With sometimes astonishingly low prices and a huge variety of items, Temu has enjoyed rapid growth in dozens of countries since it was launched in 2022 by Chinese e-commerce giant PDD Holdings.

It is also under increased scrutiny in the United States, Europe and elsewhere over its business practices, advertising and handling of user data.

South Korea's Fair Trade Commission (FTC) recently looked into Temu to determine if it violated e-commerce and advertising regulations.

The FTC is probing if Temu is in line with consumer protection rules, citing complaints about product quality and other issues.

AFP has contacted Temu for comment.

An FTC spokesperson said they could not comment on specific cases when asked by AFP if the commission was investigating Temu.

The South Korean probe report follows similar concerns voiced by regulators and lawmakers worldwide, especially over the firm's use of personal data.
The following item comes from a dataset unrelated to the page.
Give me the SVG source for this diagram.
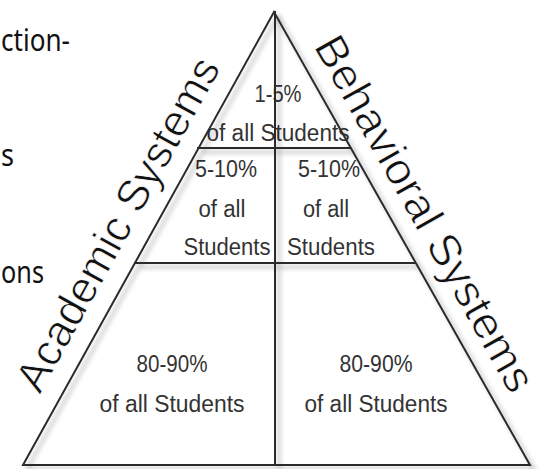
<svg xmlns="http://www.w3.org/2000/svg" width="546" height="469" viewBox="0 0 546 469">
  <style>
    .cut { font-family: "Noto Sans", "Liberation Sans", sans-serif; font-size: 31px; fill: #111; }
    .side { font-family: "Liberation Sans", Arial, sans-serif; font-size: 44px; fill: #111; stroke: #fff; stroke-width: 0.8; }
    .tier { font-family: "Liberation Sans", Arial, sans-serif; font-size: 23px; fill: #333; text-anchor: middle; }
    .edge { stroke: #2b2b2b; stroke-width: 2; fill: none; stroke-linecap: square; }
  </style>
  <defs>
    <filter id="shadow" x="-10%" y="-10%" width="120%" height="120%">
      <feGaussianBlur in="SourceAlpha" stdDeviation="2.5" result="b"/>
      <feOffset in="b" dx="4" dy="4" result="o"/>
      <feComponentTransfer in="o" result="s">
        <feFuncA type="linear" slope="0.35"/>
      </feComponentTransfer>
      <feMerge>
        <feMergeNode in="s"/>
        <feMergeNode in="SourceGraphic"/>
      </feMerge>
    </filter>
  </defs>
  <rect width="546" height="469" fill="#fff"/>

  <g id="cut-text">
    <text class="cut" x="1" y="51" textLength="69" lengthAdjust="spacingAndGlyphs">ction-</text>
    <text class="cut" x="1" y="166" textLength="13" lengthAdjust="spacingAndGlyphs">s</text>
    <text class="cut" x="1" y="283" textLength="43" lengthAdjust="spacingAndGlyphs">ons</text>
  </g>

  <g id="label-academic">
    <text class="side" x="40" y="395" transform="rotate(-61 40 395)">Academic Systems</text>
  </g>
  <g id="label-behavioral">
    <text class="side" x="313" y="46" transform="rotate(60.5 313 46)" textLength="402" lengthAdjust="spacingAndGlyphs">Behavioral Systems</text>
  </g>

  <g id="tier-top">
    <text class="tier" x="278" y="102" textLength="47" lengthAdjust="spacingAndGlyphs">1-5%</text>
    <text class="tier" x="278" y="141" textLength="143" lengthAdjust="spacingAndGlyphs">of all Students</text>
  </g>
  <g id="tier-middle-academic">
    <text class="tier" x="226" y="177" textLength="62" lengthAdjust="spacingAndGlyphs">5-10%</text>
    <text class="tier" x="222" y="217" textLength="47" lengthAdjust="spacingAndGlyphs">of all</text>
    <text class="tier" x="227" y="255" textLength="87" lengthAdjust="spacingAndGlyphs">Students</text>
  </g>
  <g id="tier-middle-behavioral">
    <text class="tier" x="329" y="177" textLength="62" lengthAdjust="spacingAndGlyphs">5-10%</text>
    <text class="tier" x="326" y="217" textLength="46" lengthAdjust="spacingAndGlyphs">of all</text>
    <text class="tier" x="331" y="255" textLength="88" lengthAdjust="spacingAndGlyphs">Students</text>
  </g>
  <g id="tier-bottom-academic">
    <text class="tier" x="172" y="372" textLength="71" lengthAdjust="spacingAndGlyphs">80-90%</text>
    <text class="tier" x="172" y="412" textLength="145" lengthAdjust="spacingAndGlyphs">of all Students</text>
  </g>
  <g id="tier-bottom-behavioral">
    <text class="tier" x="376" y="372" textLength="73" lengthAdjust="spacingAndGlyphs">80-90%</text>
    <text class="tier" x="376" y="412" textLength="143" lengthAdjust="spacingAndGlyphs">of all Students</text>
  </g>

  <g id="connectors" filter="url(#shadow)">
    <polygon class="edge" points="274,12 23,465 530,465"/>
    <line class="edge" x1="275" y1="12" x2="275" y2="465"/>
    <line class="edge" x1="198" y1="148" x2="350" y2="148"/>
    <line class="edge" x1="135" y1="263" x2="415" y2="263"/>
  </g>
</svg>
Temu came under fire this year over a campaign in France and Britain that offered vouchers of up to 100 euros ($110) for downloading the app and inviting another person to sign up.

The terms included granting the company the right to use personal data for life.

Temu stopped the offer last month because of "misunderstandings on the extent of client data use".

The head of South Korea's Personal Information Protection Commission told reporters that the body is looking into how Temu and Alibaba's AliExpress have been collecting and using people's data.

PDD Holdings operates a similarly successful domestic shopping platform for China called Pinduoduo.

A major competitor to industry titan Alibaba, PDD Holdings said last month that its net profit almost doubled in 2023.

Temu and Shein, have challenged Amazon with its surging growth in the United States.

Both have been accused in the United States of avoiding taxes and undercutting American businesses by abusing a rule allowing the duty-free import of items in shipments that do not exceed $800.